# spray vs brush



## morgan (Dec 19, 2004)

i was curious as to peoples preference to spraying an exterior opposed to roll/brushing. does the prep and possible overspray negate the speed of spraying. i've done carports where everything was to be white (pipes, wires, etc...) and spraying was very efficient. i've had limited experience with new housing as well, but the spray rig seemed to be the way to go. i would appreciate anyones stories or experience with spray vs brush as i have an outside to do which is on a bay and is usually windy.


----------



## saucedo80 (Mar 21, 2005)

I always spray exteriors. It is way faster than rolling and brushing even with the prep involved. Just rolling and brushing the eaves alone will take you a couple of days, and spraying them takes you a couple of hours.

even though i spray, i always carry a brush with me to work the paint in when it is wood siding, and to paint areas that would otherwise get over spray, however even in those situations i use the sprayer to get the paint on.


----------



## morgan (Dec 19, 2004)

saucedo80 said:


> I always spray exteriors. It is way faster than rolling and brushing even with the prep involved. Just rolling and brushing the eaves alone will take you a couple of days, and spraying them takes you a couple of hours.
> 
> even though i spray, i always carry a brush with me to work the paint in when it is wood siding, and to paint areas that would otherwise get over spray, however even in those situations i use the sprayer to get the paint on.



thanks for the reply, i am leaning toward spraying just because the house is so large.


----------



## Zeebo (Jul 4, 2005)

morgan said:


> i was curious as to peoples preference to spraying an exterior opposed to roll/brushing. does the prep and possible overspray negate the speed of spraying. i've done carports where everything was to be white (pipes, wires, etc...) and spraying was very efficient. i've had limited experience with new housing as well, but the spray rig seemed to be the way to go. i would appreciate anyones stories or experience with spray vs brush as i have an outside to do which is on a bay and is usually windy.

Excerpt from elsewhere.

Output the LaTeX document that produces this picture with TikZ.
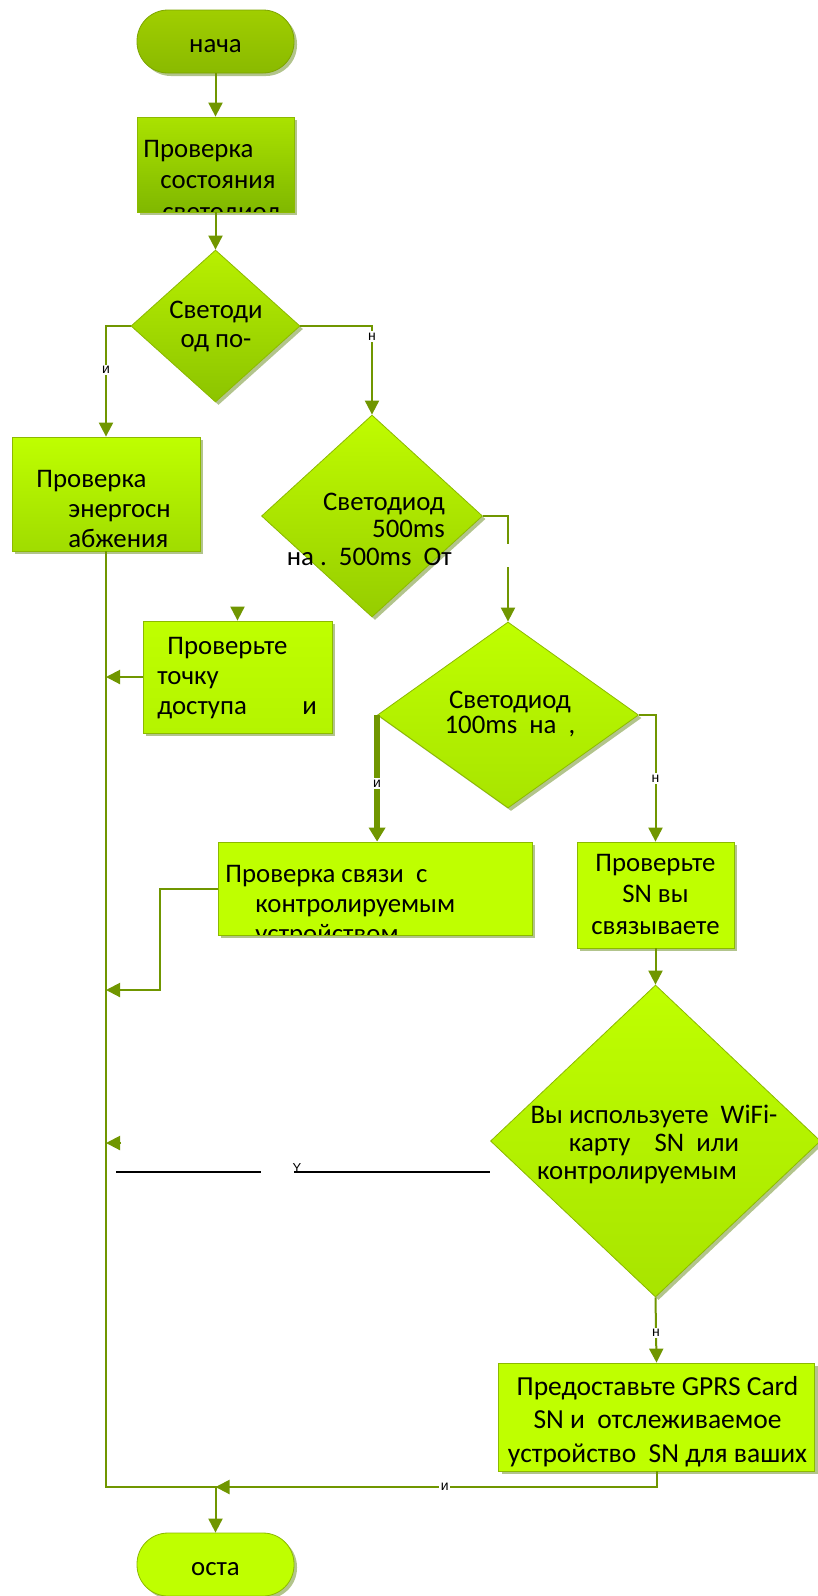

Morgan, I recently purchased liability insurance in ontario, canada....this is where I live. My liability insurance does not cover spraying mishaps (ie. overspray on the neighbours car!!). In fact, my insurance will not cover spraying whatsoever. So you might want to check with your insurance carrier to determine if you have coverage for spraying in interior or exterior. Cheers. 

Zeebo


----------